Records released by the U.S. Department of Justice last week found data had been “wiped” from the official phones of top aides to Mueller nearly two dozen times. The top reason listed for the erasure of the phones’ contents was because employees tried to enter an incorrect passcode too many times.
“These reports are troubling and raise concerns about record retention and transparency,” Wisconsin Republican Sen. Ron Johnson wrote in a letter Friday to Department of Justice Inspector General Michael Horowitz. “Therefore, I respectfully request that your office open an investigation into this matter to determine what, why, and how information was wiped, whether any wrongdoing occurred, and who these devices belonged to.”
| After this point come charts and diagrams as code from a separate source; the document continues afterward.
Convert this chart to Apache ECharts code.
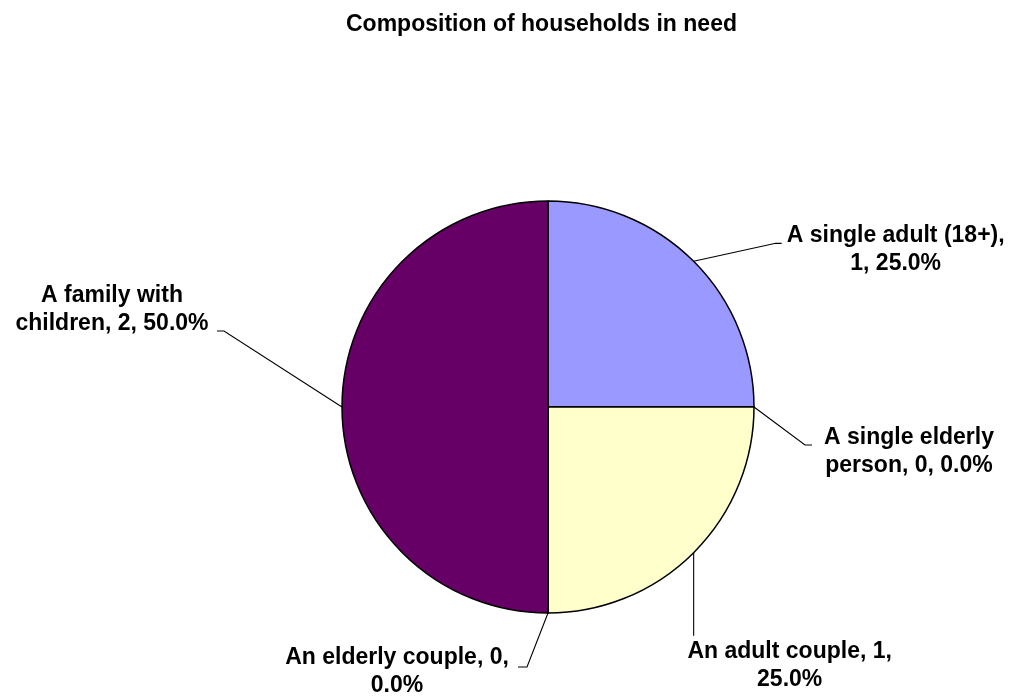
<!DOCTYPE html>
<html>
<head>
<meta charset="utf-8">
<title>Composition of households in need</title>
<script src="https://cdn.jsdelivr.net/npm/echarts@6/dist/echarts.min.js"></script>
<style>
  html, body { margin: 0; padding: 0; background: #ffffff; }
  #chart { width: 1013px; height: 697px; }
</style>
</head>
<body>
<div id="chart"></div>
<script>
// Household types, in clockwise order starting at 12 o'clock
const categories = [
  'A single adult (18+)',
  'A single elderly person',
  'An adult couple',
  'An elderly couple',
  'A family with children'
];
const counts = [1, 0, 1, 0, 2];
const sliceColors = ['#9999FF', '#993366', '#FFFFCC', '#CCFFFF', '#660066'];
// Number of words kept on the first line of each label
const firstLineWords = [4, 3, 4, 4, 3];

// Leader-line elbows and label centres, as offsets from the slice's anchor point
const labelGeometry = [
  { line: [[82, -18], [88, -18]], text: [202, -12] },
  { line: [[51, 38], [58, 38]], text: [155, 45] },
  { line: [[0, 83]], text: [96, 113] },
  { line: [[-21, 54], [-30, 54]], text: [-151, 59] },
  { line: [[-118, -76], [-125, -76]], text: [-230, -97] }
];

const FONT = '"Liberation Sans", Arial, Helvetica, sans-serif';

const chart = echarts.init(document.getElementById('chart'), null, { renderer: 'canvas' });

chart.setOption({
  backgroundColor: '#ffffff',
  animation: false,
  title: {
    text: 'Composition of households in need',
    left: 346,
    top: 13,
    padding: 0,
    textStyle: { fontFamily: FONT, fontWeight: 'bold', fontSize: 23, color: '#000000' }
  },
  series: [{
    type: 'pie',
    center: [548, 407],
    radius: [0, 206],
    startAngle: 90,
    clockwise: true,
    avoidLabelOverlap: false,
    minAngle: 0,
    data: categories.map((name, i) => ({
      name: name,
      value: counts[i],
      itemStyle: { color: sliceColors[i] }
    })),
    itemStyle: { borderColor: '#000000', borderWidth: 1.5 },
    emphasis: { disabled: true },
    label: {
      show: true,
      position: 'outside',
      fontFamily: FONT,
      fontWeight: 'bold',
      fontSize: 23,
      lineHeight: 28,
      color: '#000000',
      align: 'center',
      formatter: (p) => {
        const words = `${p.name}, ${p.value}, ${p.percent.toFixed(1)}%`.split(' ');
        const n = firstLineWords[p.dataIndex];
        return words.slice(0, n).join(' ') + '\n' + words.slice(n).join(' ');
      }
    },
    labelLine: {
      show: true,
      length: 20,
      length2: 10,
      lineStyle: { color: '#000000', width: 1.1 }
    },
    labelLayout: (params) => {
      const g = labelGeometry[params.dataIndex];
      const anchor = params.labelLinePoints[0];
      const pts = [anchor].concat(g.line.map(d => [anchor[0] + d[0], anchor[1] + d[1]]));
      return {
        x: anchor[0] + g.text[0],
        y: anchor[1] + g.text[1],
        align: 'center',
        verticalAlign: 'middle',
        labelLinePoints: pts
      };
    }
  }]
});
</script>
</body>
</html>
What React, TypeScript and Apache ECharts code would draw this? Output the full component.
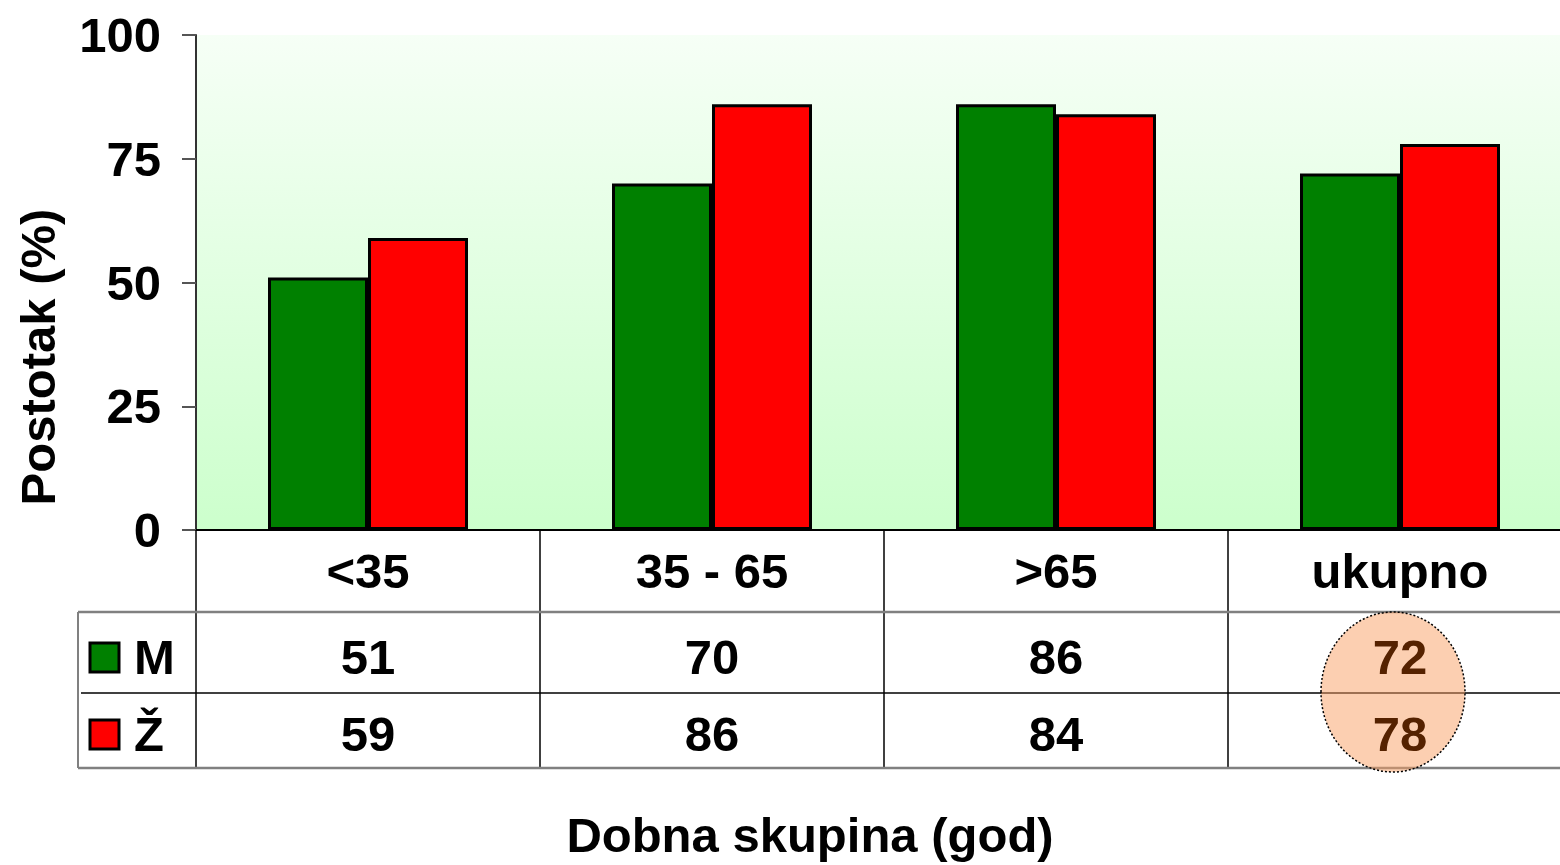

The Justice Department redacted many of the names to whom the phones were issued. Andrew Weismann, a top prosecutor on Mueller’s staff, was among those whose names were not redacted. He wiped his phone at least twice in 2018 by entering the wrong passcode, according to the records, which were released through a Freedom of Information Act request.
Johnson, the chair of the Senate Homeland Security Committee, has asked Horowitz to answer his questions by Sept. 18.
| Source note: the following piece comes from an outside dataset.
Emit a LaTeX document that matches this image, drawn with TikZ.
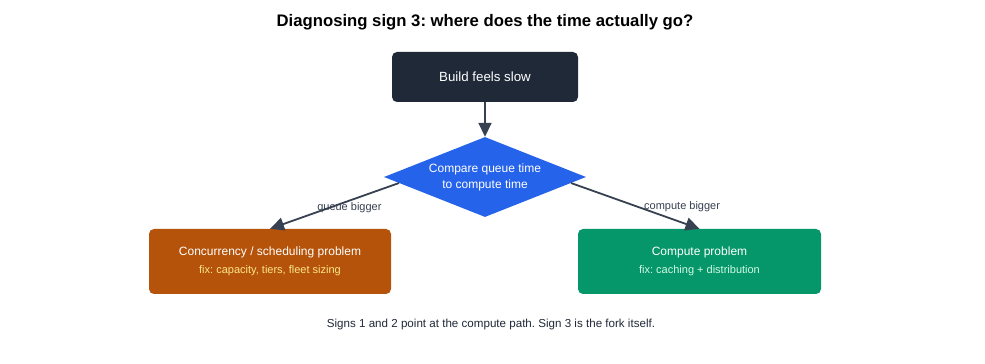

Iowa Republican Senator Chuck Grassley sent a separate letter to Attorney General William Barr and FBI Director Chris Wray questioning whether the erasures via forgotten pass codes “was a widespread intentional effort.”
“It appears that Special Counsel Mueller’s team may have deleted federal records that could be key to better understanding their decision-making process as they pursued their investigation and wrote their report,” Grassley wrote.
Horowitz conducted a similar investigation on missing text messages from the work-issued phones of FBI special agent Peter Strzok and FBI lawyer Lisa Page, who sent anti-Trump messages to each other during the 2016 campaign. Both were part of Mueller’s investigation into the Trump campaign and Russia.